LR和SC必须具有相同的addr和size，否则非常容易出现系统的挂死

结论

因此，constrained LR/SC只是对软件的建议，软件需要在使用LR/SC时，遵守这些限制，从而避免LR/SC的无限循环。
但软件也并非不能使用违反了某些约束的unconstrained LR/SC loop，合适的软件，应该具有检测重复失败的SC的机制，一旦发现SC反复失败，应该跳到不依赖于LR/SC的程序中，从而结束无限的LR/SC循环。

引申

那么哪些情况应该清除reservation呢？一般来说，以下情况应该清除reservation

SC完成时，无论成功或失败，都应该清除reservation。
当建立的reservation被别的核改写过时，应该清除。在有cache的实现中，含有该reservation的cacheline被invalidate/evict时，无论是因为别的核snoop还是本核自己触发的，都应该清除reservation。
当响应trap（中断、同步异常、异步异常），或从trap程序中返回（mret/sret）时，应该清除reservation。甚至，如果有允许user-mode的线程相互抢占的场景，uret也需要清除reservation。
当进入debug mode（trigger, ebreak, halt, single step）或从debug返回(resume)时，应该清除reservation。

在某些情况，我们可能并不能确定某事件是否应该清除reservation，但如果该事件不会一直阻止LR/SC的最终完成，我们也可以投机地清除reservation，毕竟SC失败了之后，LR/SC loop会再次循环，重新做一遍。

附录

相对于CAS来说，LR/SC有以下的好处：

CAS 有 ABA 问题，即只关心结果，不关心过程，只要上一次 load 的值和 cas 获取的值一致，那么新值就成功写入。即使有人写过该地址，或者写过两次，第二次又改回来。这有时候不符合程序员的预期，破坏了原子性。而 LR/SC 会监视任何写入操作，即使写入相同值也会破坏 SC 指令。
CAS 硬件实现过于复杂，它需要三个源寄存器，和一个目的寄存器 (结果)。
为了解决 ABA 问题，有些系统提供了 DW-CAS 指令，这个指令的实现更加复杂，需要 5 个源寄存器和 2 个目的寄存器。
LR/SC 的效率优于 CAS，因为 CAS 总是要多一条 load 指令，即 load + CAS 指令，而 LR + SC 只有一条 load 指令。

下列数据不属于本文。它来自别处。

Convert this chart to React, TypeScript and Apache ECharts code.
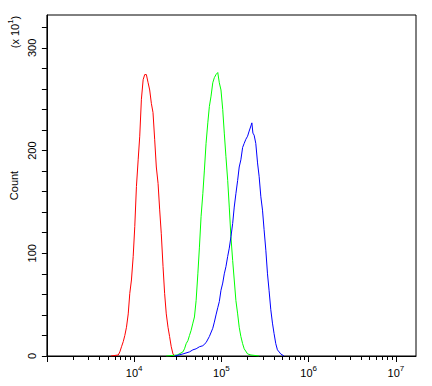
import React, { useEffect, useRef } from 'react';
import * as echarts from 'echarts';

// x values are log10(fluorescence intensity)
const redLogIntensity = [3.733, 3.818, 3.836, 3.855, 3.875, 3.893, 3.912, 3.932, 3.950, 3.969, 3.989, 4.007, 4.026, 4.046, 4.064, 4.083, 4.103, 4.121, 4.140, 4.160, 4.178, 4.197, 4.216, 4.235, 4.254, 4.274, 4.292, 4.311, 4.331, 4.349, 4.368, 4.388, 4.406, 4.425, 4.445, 4.463];
const redCount = [0, 1, 4, 9, 14, 20, 28, 41, 61, 74, 97, 126, 165, 191, 214, 250, 269, 274, 274, 266, 259, 246, 237, 211, 184, 168, 143, 119, 87, 61, 41, 28, 19, 9, 2, 0];

const greenLogIntensity = [4.368, 4.494, 4.559, 4.577, 4.596, 4.616, 4.634, 4.653, 4.673, 4.691, 4.710, 4.730, 4.748, 4.767, 4.787, 4.805, 4.824, 4.844, 4.862, 4.881, 4.901, 4.919, 4.938, 4.958, 4.976, 4.995, 5.015, 5.033, 5.052, 5.072, 5.090, 5.109, 5.129, 5.147, 5.166, 5.186, 5.204, 5.223, 5.243, 5.261, 5.300, 5.338, 5.432];
const greenCount = [0, 1, 4, 7, 12, 15, 20, 25, 32, 38, 54, 80, 106, 136, 158, 181, 207, 227, 243, 253, 266, 271, 274, 276, 266, 259, 240, 217, 194, 171, 145, 116, 93, 74, 54, 41, 28, 19, 12, 7, 2, 1, 0];

const blueLogIntensity = [4.463, 4.559, 4.634, 4.673, 4.710, 4.748, 4.787, 4.824, 4.862, 4.901, 4.919, 4.938, 4.958, 4.976, 4.995, 5.015, 5.033, 5.052, 5.072, 5.090, 5.109, 5.129, 5.147, 5.166, 5.186, 5.204, 5.223, 5.243, 5.261, 5.280, 5.300, 5.318, 5.338, 5.349, 5.361, 5.375, 5.394, 5.414, 5.432, 5.452, 5.471, 5.489, 5.509, 5.528, 5.546, 5.566, 5.585, 5.603, 5.623, 5.642, 5.680, 5.717];
const blueCount = [0, 2, 4, 6, 7, 9, 10, 13, 19, 27, 33, 40, 47, 53, 64, 71, 80, 87, 97, 105, 116, 129, 145, 158, 171, 184, 191, 203, 207, 211, 214, 219, 224, 227, 217, 215, 207, 188, 175, 155, 142, 123, 103, 80, 64, 45, 32, 22, 12, 6, 2, 0];

const xMin = 3;
const xMax = 7.23;
const majorDecades = [3, 4, 5, 6, 7];
const labelDecades = [4, 5, 6, 7];
const minorMultipliers = [2, 3, 4, 5, 6, 7, 8, 9];
const yMax = 332;
const yLabelValues = [0, 100, 200, 300];
const yTickValues = [0, 20, 40, 60, 80, 100, 120, 140, 160, 180, 200, 220, 240, 260, 280, 300, 320];

const FONT = 'Liberation Sans, Arial, sans-serif';

function zip(xs: number[], ys: number[]) {
  return xs.map((x, i) => [x, ys[i]]);
}

export default function App() {
  const ref = useRef<HTMLDivElement>(null);
  useEffect(() => {
    if (!ref.current) return;
    const chart = echarts.init(ref.current, undefined, { renderer: 'svg' });
    const minorTicks: number[] = [];
    majorDecades.forEach((d) => {
      minorMultipliers.forEach((m) => {
        const v = d + Math.log10(m);
        if (v <= xMax) minorTicks.push(v);
      });
    });
    const black = '#000';
    chart.setOption({
      animation: false,
      grid: { left: 45, right: 16, top: 15, bottom: 30, show: true, borderColor: black, borderWidth: 1, backgroundColor: 'transparent' },
      xAxis: [
        {
          type: 'value',
          min: xMin,
          max: xMax,
          position: 'bottom',
          axisLine: { show: true, onZero: false, lineStyle: { color: black, width: 1 } },
          axisTick: { show: true, length: 6, customValues: majorDecades, lineStyle: { color: black, width: 1 } },
          splitLine: { show: false },
          axisLabel: {
            show: true,
            customValues: labelDecades,
            margin: 8,
            formatter: (v: number) => `{b|10}{s|${Math.round(v)}}`,
            rich: {
              b: { fontFamily: FONT, fontSize: 11, color: black, lineHeight: 14, verticalAlign: 'bottom' },
              s: { fontFamily: FONT, fontSize: 8, color: black, lineHeight: 14, verticalAlign: 'top' },
            },
          },
        },
        {
          type: 'value',
          min: xMin,
          max: xMax,
          position: 'bottom',
          axisLine: { show: false },
          axisTick: { show: true, length: 4, customValues: minorTicks, lineStyle: { color: black, width: 1 } },
          splitLine: { show: false },
          axisLabel: { show: false },
        },
      ],
      yAxis: {
        type: 'value',
        min: 0,
        max: yMax,
        axisLine: { show: true, onZero: false, lineStyle: { color: black, width: 1 } },
        axisTick: { show: true, length: 5, customValues: yTickValues, lineStyle: { color: black, width: 1 } },
        splitLine: { show: false },
        axisLabel: { show: true, customValues: yLabelValues, rotate: 90, margin: 9, fontFamily: FONT, fontSize: 11, color: black },
        name: 'Count',
        nameLocation: 'middle',
        nameRotate: 90,
        nameGap: 25,
        nameTextStyle: { fontFamily: FONT, fontSize: 11, color: black },
      },
      graphic: [
        {
          type: 'text',
          x: 13,
          y: 32,
          rotation: Math.PI / 2,
          style: {
            text: '{a|(x 10}{s|1}{a|)}',
            align: 'center',
            verticalAlign: 'middle',
            fill: black,
            rich: {
              a: { fontFamily: FONT, fontSize: 11, fill: black, lineHeight: 14, verticalAlign: 'bottom' },
              s: { fontFamily: FONT, fontSize: 8, fill: black, lineHeight: 14, verticalAlign: 'top' },
            },
          },
        },
      ],
      series: [
        { type: 'line', data: zip(redLogIntensity, redCount), showSymbol: false, symbol: 'none', lineStyle: { color: '#ff0000', width: 1 }, itemStyle: { color: '#ff0000' } },
        { type: 'line', data: zip(greenLogIntensity, greenCount), showSymbol: false, symbol: 'none', lineStyle: { color: '#00ff00', width: 1 }, itemStyle: { color: '#00ff00' } },
        { type: 'line', data: zip(blueLogIntensity, blueCount), showSymbol: false, symbol: 'none', lineStyle: { color: '#0000ff', width: 1 }, itemStyle: { color: '#0000ff' } },
      ],
    });
    return () => chart.dispose();
  }, []);
  return <div ref={ref} style={{ position: 'absolute', left: 0, top: 0, width: 432, height: 386 }} />;
}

基于以上原因，RISCV的制定者们选择了LR/SC指令。
BUT！
但事实上，软件 API 并不能很好地支持 LR/SC，譬如 Linux 只用 cmpxchg 原语直接对应 CAS 指令，而没有 load_reserved/store_conditional 原语，这导致实际使用是用 LR/SC 去实现 cmpxchg。

#a0 holds address of memory location 
#a1 holds expected value 
#a2 holds desired value 
#a0 holds return value, 0 if successful, !0 otherwise 
cas: 
lr.w t0, (a0) #Load original value. 
bne t0, a1, fail #Doesn’t match, so fail. 
sc.w t0, a2, (a0) # Try to update. 
bnez t0, cas # Retry if store-conditional failed. 
li a0, 0 # Set return to success. 
jr ra # Return. 

fail:
li a0, 1 # Set return to failure. 
jr ra # Return.

加上 cmpxchg 使用本身的循环结构，实际上构成了双循环实现：

c = v->counter; 
while ((old = cmpxchg(&v->counter, c, c c_op i)) != c)
       c = old;

如果这样使用，那么 RISC-V 的 4 条理由中，1) 3) 4) 的好处都不存在了，所以放弃 CAS 对软件兼容性产生负面影响。arm64 目前支持了 CAS 指令，就是很好的例证。